The Last Year of My Life
M. Toole | Jul 30, 2016 | Comments 0
From the Journals of Patrick McGinty May, 1919
Travel this spring is different. I am not long for this world. That old sawbones in Denver should be able to tell me something next week. At least he’s honest, not like that croaker in Lamar. Sure, I’ll just get lots of rest and stay away from whiskey. Yeah, that’s a good idea. Did he have to go to medical school back east for both of those years to figure out that remedy? I think all these doctors should go off somewhere together and search for a cure for congenital stupidity and bad handwriting.
In just about an hour we’ll reach Gunnison and I can stretch my legs. This train is hell on my back and my kidneys. Maybe I’ve got that Chrome’s disease. It sure did a job on Harry Selig and he was no older than I am. He could have managed in the Majors but for his health. I can see Tomichi Creek. There’s a great hotel in this town called the LaVeta but one doesn’t stay there overnight on a baseball man’s salary. They say there are even tunnels right from the hotel to the houses of delight. Maybe someday, when one of my teams goes all the way, I’ll go all the way. I’ve always had a great time in Gunnison but I do miss my old third baseman Chuck Morganthau who caught a bullet in France. He had a pretty wife and a lot of ability but something tells me he’d never be able to support a family scooping up grounders and hitting line drives.
The train has finally stopped. My back feels better. I wonder if there’s a pharmacy in this town anymore. What with all the federal interference it’s hard for a fellow to get anything that works on pain. I hear there are a couple of fine pitching prospects working the mines in Crested Butte. Of course if they decide to give baseball a shot they could put their futures in jeopardy. The mines, although dangerous, pay a decent wage and one’s career can last longer. Nobody wants to pay for entertainment these days unless it’s Ziegfeld’s or neighborhood cock fights. Why that Rosencrantz kid might have gone all the way to the big leagues if his father didn’t insist on his going to the normal school. I suppose he’s teaching school somewhere in these mountains. At least he makes a decent salary. The Jews aren’t stupid.
The two boys that I heard about in Crested Butte can throw hard but one is married with three kids and the other can’t speak a lick of English. Maybe next year? It’s back on the damn train for me after a night of sleeplessness at Molly Duran’s Boarding House and a breakfast of biscuits and gravy at the Sodd House. Elmer Sodd told me he wants to sponsor a Fourth of July double-header between the Gunnison team and whatever heap of scrap I manage to put on the field. I say I’ll get back to him. What a pompous bastard he is sitting back in his kitchen, but he was quite a prize fighter in his day, even fought Dempsey down in Alamosa. He’d have whipped him too, from what I hear, but the ref called the fight due to Sodd’s broken ribs and an eye that refuses to go back into its socket, even to this day. The joke around here is that the thing will end up in someone’s pancake batter before it’s all said and done with.

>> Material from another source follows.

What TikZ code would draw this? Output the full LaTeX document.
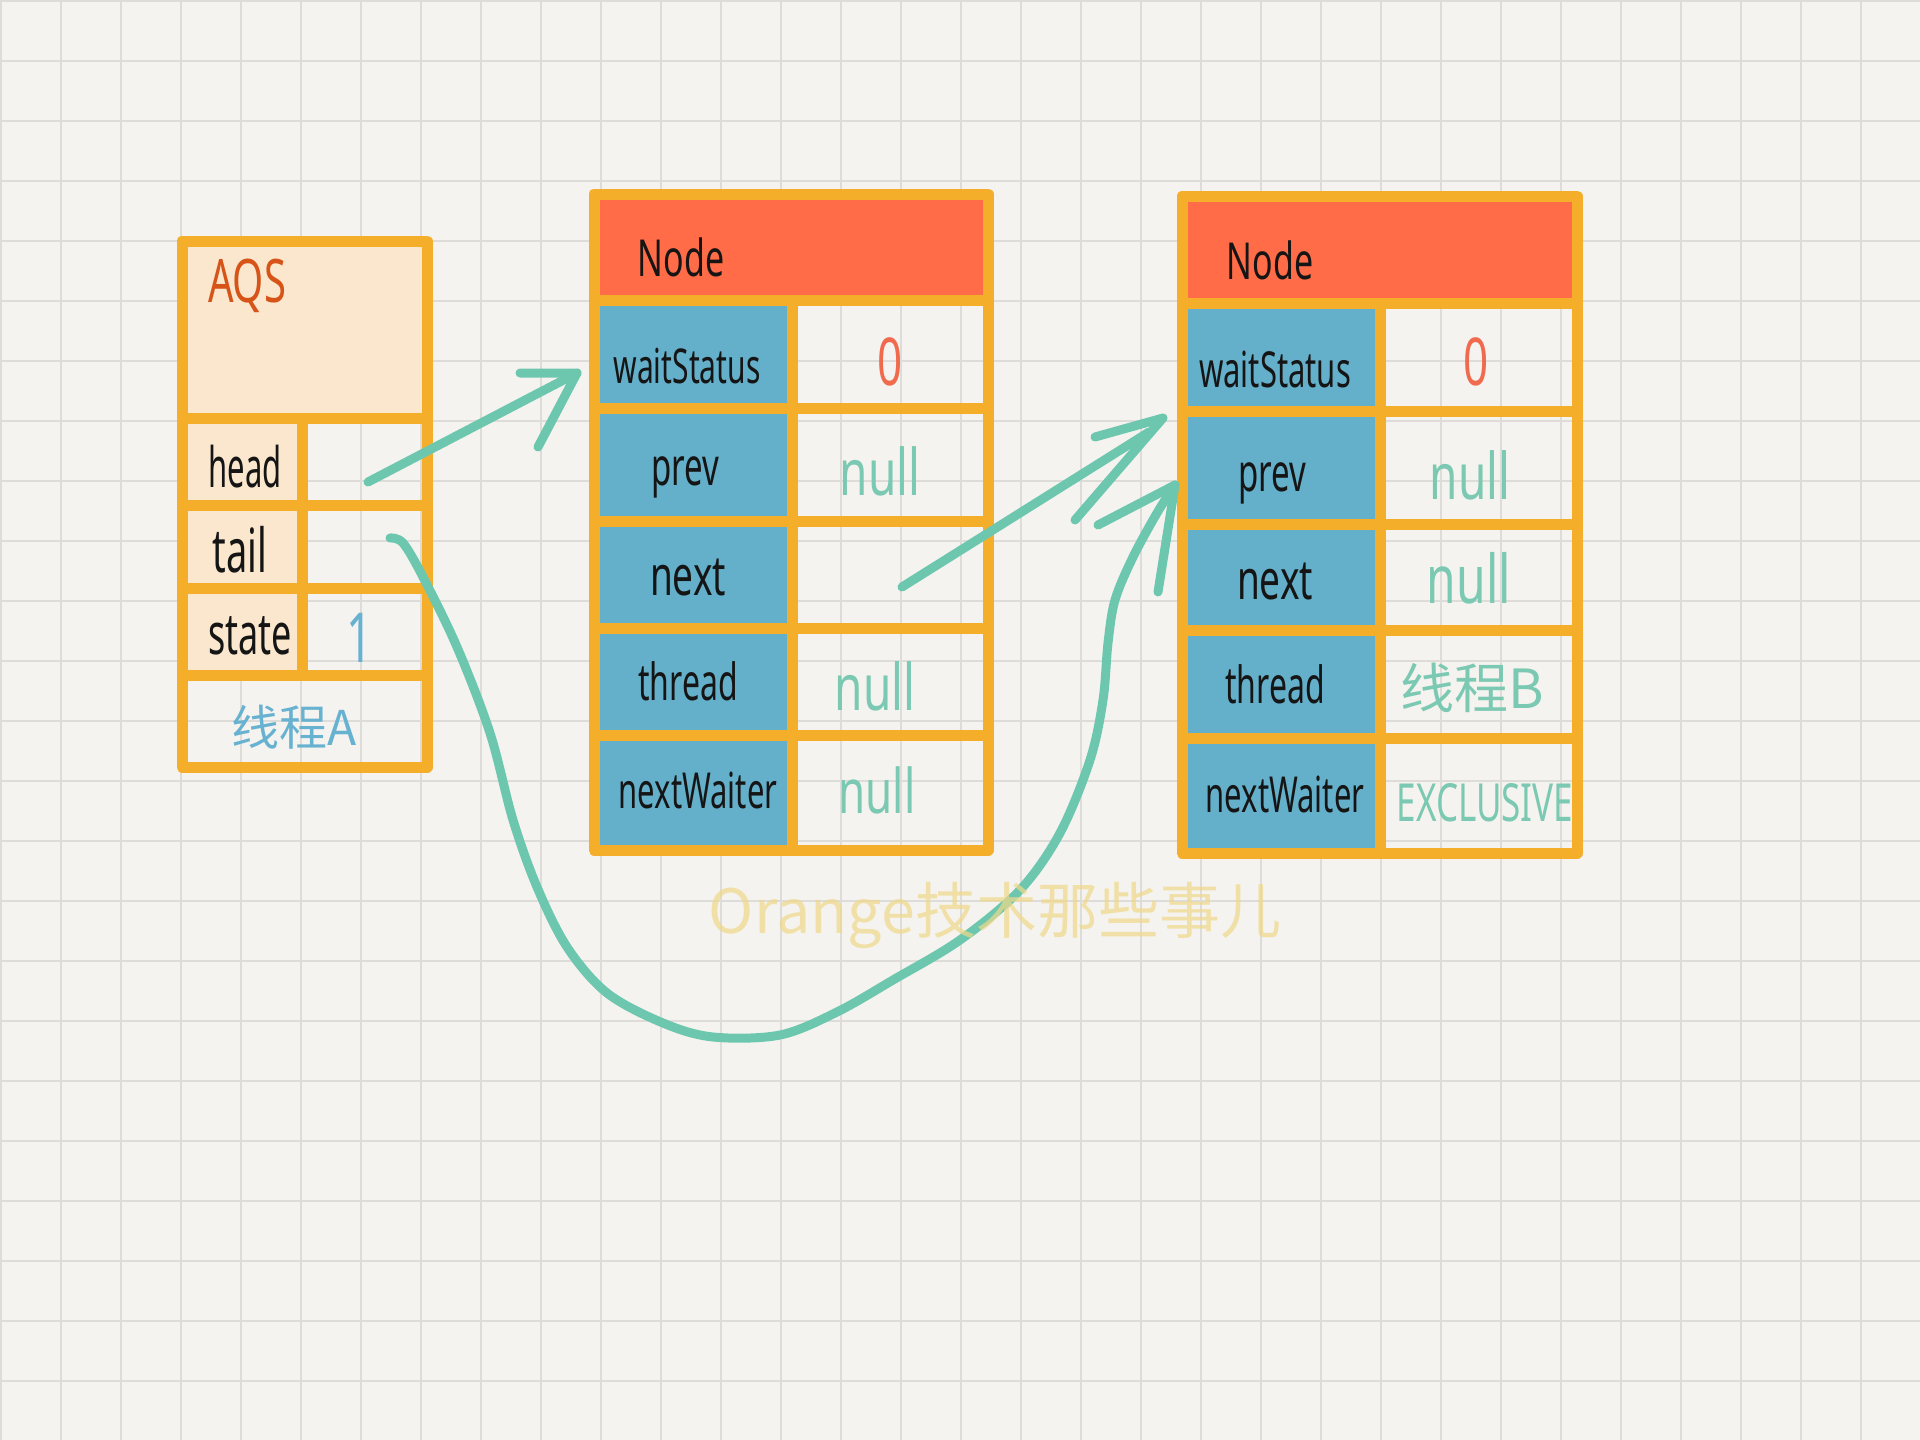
\documentclass[tikz,border=0pt]{standalone}
\usepackage{fontspec}
\usepackage{graphicx}
\setmainfont{Noto Sans}
\newfontfamily\cjk{Noto Sans CJK SC}
\usetikzlibrary{fit}
\definecolor{paper}{HTML}{F5F3EF}
\definecolor{gridc}{HTML}{DEDCD9}
\definecolor{framec}{HTML}{F5AE2A}
\definecolor{peach}{HTML}{FBE7CD}
\definecolor{hdrc}{HTML}{FF6C47}
\definecolor{lblue}{HTML}{64AFC9}
\definecolor{arrowc}{HTML}{6DC7AE}
\definecolor{nulc}{HTML}{7BC9B2}
\definecolor{zeroc}{HTML}{F06A4D}
\definecolor{aqsc}{HTML}{D65418}
\definecolor{bluetxt}{HTML}{67B1D1}
\definecolor{wmark}{HTML}{EFD98A}
\definecolor{ink}{HTML}{151515}
\newcommand\hwtext[3][1.5]{\fontsize{#2}{#2}\selectfont\scalebox{1}[#1]{#3}}
\newcommand\cjktext[2]{\fontsize{#1}{#1}\selectfont\cjk #2}
\newcommand\cellbox[6]{\node[cellst, fill=#6, fit={(#2,#3) (#4,#5)}] (#1) {};}
\begin{document}
\begin{tikzpicture}[x=1pt, y=-1pt,
  cellst/.style={rectangle, draw=framec, line width=11pt, line join=round, inner sep=0pt, outer sep=0pt},
  gridl/.style={draw=gridc, line width=2pt},
  hand/.style={inner sep=0pt, text=ink},
  nulltxt/.style={inner sep=0pt, text=nulc},
  arr/.style={draw=arrowc, line width=9pt, line cap=round, line join=round}]
\useasboundingbox (0,0) rectangle (1920,1440);
\fill[paper] (0,0) rectangle (1920,1440);
\foreach \k in {0,...,31} {\draw[gridl] ({1+60*\k},0) -- ({1+60*\k},1440);}
\foreach \k in {0,...,23} {\draw[gridl] (0,{1+60*\k}) -- (1920,{1+60*\k});}

% ---------- AQS ----------
\cellbox{aqs}{182}{241}{427}{418}{peach}
\cellbox{aqshl}{182}{418}{302}{505}{peach}
\cellbox{aqshv}{302}{418}{427}{505}{none}
\cellbox{aqstl}{182}{505}{302}{588}{peach}
\cellbox{aqstv}{302}{505}{427}{588}{none}
\cellbox{aqssl}{182}{588}{302}{675}{peach}
\cellbox{aqssv}{302}{588}{427}{675}{none}
\cellbox{aqsth}{182}{675}{427}{767}{none}

% ---------- Node 1 ----------
\cellbox{nah}{594}{194}{988}{300}{hdrc}
\cellbox{na1l}{594}{300}{792}{408}{lblue}
\cellbox{na1v}{792}{300}{988}{408}{none}
\cellbox{na2l}{594}{408}{792}{521}{lblue}
\cellbox{na2v}{792}{408}{988}{521}{none}
\cellbox{na3l}{594}{521}{792}{628}{lblue}
\cellbox{na3v}{792}{521}{988}{628}{none}
\cellbox{na4l}{594}{628}{792}{735}{lblue}
\cellbox{na4v}{792}{628}{988}{735}{none}
\cellbox{na5l}{594}{735}{792}{850}{lblue}
\cellbox{na5v}{792}{735}{988}{850}{none}

% ---------- Node 2 ----------
\cellbox{nbh}{1182}{196}{1577}{303}{hdrc}
\cellbox{nb1l}{1182}{303}{1380}{411}{lblue}
\cellbox{nb1v}{1380}{303}{1577}{411}{none}
\cellbox{nb2l}{1182}{411}{1380}{524}{lblue}
\cellbox{nb2v}{1380}{411}{1577}{524}{none}
\cellbox{nb3l}{1182}{524}{1380}{630}{lblue}
\cellbox{nb3v}{1380}{524}{1577}{630}{none}
\cellbox{nb4l}{1182}{630}{1380}{738}{lblue}
\cellbox{nb4v}{1380}{630}{1577}{738}{none}
\cellbox{nb5l}{1182}{738}{1380}{853}{lblue}
\cellbox{nb5v}{1380}{738}{1577}{853}{none}

% ---------- AQS texts ----------
\node[inner sep=0pt, text=aqsc] (taqs) at (247,286) {\hwtext{40}{AQS}};
\node[hand] (thead) at (245,467) {\hwtext[1.8]{31}{head}};
\node[hand] (ttail) at (240,550) {\hwtext[1.6]{38}{tail}};
\node[hand] (tstate) at (250,636) {\hwtext[1.6]{36}{state}};
\node[inner sep=0pt, text=bluetxt] (tone) at (360,638) {\hwtext{46}{1}};
\node[inner sep=0pt, text=bluetxt] (tthA) at (294,727) {\cjktext{48}{线程A}};

% ---------- Node 1 texts ----------
\node[hand] (tna) at (681,257) {\hwtext{34}{Node}};
\node[hand] (tna1) at (687,366) {\hwtext[1.6]{30}{waitStatus}};
\node[hand] (tna2) at (685,477) {\hwtext[1.6]{33}{prev}};
\node[hand] (tna3) at (688,577) {\hwtext{37}{next}};
\node[hand] (tna4) at (688,681) {\hwtext[1.6]{32}{thread}};
\node[hand] (tna5) at (698,790) {\hwtext[1.6]{31}{nextWaiter}};
\node[inner sep=0pt, text=zeroc] (vna1) at (890,362) {\hwtext{44}{0}};
\node[nulltxt] (vna2) at (880,471) {\hwtext[1.4]{46}{null}};
\node[nulltxt] (vna4) at (875,686) {\hwtext[1.4]{46}{null}};
\node[nulltxt] (vna5) at (877,790) {\hwtext[1.4]{44}{null}};

% ---------- Node 2 texts ----------
\node[hand] (tnb) at (1270,260) {\hwtext{34}{Node}};
\node[hand] (tnb1) at (1275,369) {\hwtext[1.6]{31}{waitStatus}};
\node[hand] (tnb2) at (1272,483) {\hwtext[1.6]{33}{prev}};
\node[hand] (tnb3) at (1275,581) {\hwtext{37}{next}};
\node[hand] (tnb4) at (1275,684) {\hwtext[1.6]{32}{thread}};
\node[hand] (tnb5) at (1285,794) {\hwtext[1.6]{31}{nextWaiter}};
\node[inner sep=0pt, text=zeroc] (vnb1) at (1476,362) {\hwtext{44}{0}};
\node[nulltxt] (vnb2) at (1470,475) {\hwtext[1.4]{46}{null}};
\node[nulltxt] (vnb3) at (1469,578) {\hwtext[1.4]{48}{null}};
\node[nulltxt] (vnb4) at (1472,688) {\cjktext{54}{线程B}};
\node[nulltxt] (vnb5) at (1485,803) {\hwtext{35}{EXCLUSIVE}};

% ---------- arrows ----------
\coordinate (a1s) at (368,482);
\coordinate (a1t) at (577,373);
\draw[arr] (a1s) -- (a1t);
\draw[arr] (520,373) -- (a1t) -- (538,447);

\coordinate (a2s) at (902,587);
\coordinate (a2t) at (1163,418);
\draw[arr] (a2s) -- (1149,432);
\draw[arr] (1095,437) -- (a2t) -- (1075,520);

\coordinate (c3s) at (390,538);
\coordinate (c3t) at (1175,485);
\draw[arr] plot[smooth, tension=0.55] coordinates {(c3s) (403,543) (423,577) (457,647) (490,733) (513,820) (537,887) (567,947) (607,993) (663,1023) (713,1037) (780,1035) (837,1012) (893,980) (960,940) (1020,890) (1060,833) (1090,760) (1103,700) (1108,643) (1115,600) (1133,557) (1157,513) (c3t)};
\draw[arr] (1098,525) -- (c3t) -- (1158,592);

% ---------- watermark ----------
\node[inner sep=0pt, text=wmark, text opacity=0.7] (wm) at (995,915) {\fontsize{61}{61}\selectfont\cjk Orange技术那些事儿};
\end{tikzpicture}
\end{document}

The train barely pulls out of Gunnison and we’re already in Montrose. I must have nodded off despite this damn foot. Could be the gout. I wonder if that’s the trouble. Can somebody’s gout creep all the way up the legs and make mush out of the back. I wonder if I ruptured something last season and it’s just waiting around to line one past me when I’m not looking? Montrose has fielded some fine teams over the decade although the war took its toll. I was too old for that dance but I did spend a few feverish nights in Cuba at the turn-of-the-century.
According to the morning paper Babe Ruth hit a 587-foot homer against the Giants down in Florida. That boy has all the tools and he’s making a living. Other than the White Sox, and Joe Jackson, the Yankees seem to have an inside track on the pennant. The Reds look good in the National League. The rest of the paper is full of careful debates on Prohibition and updates on the peace conference at Versailles. It should be fun checking out the whiskey operations in the San Juans. I’ve got three kids signed from this part of the valley and all of them should show up at least until the sugar beets are ripe.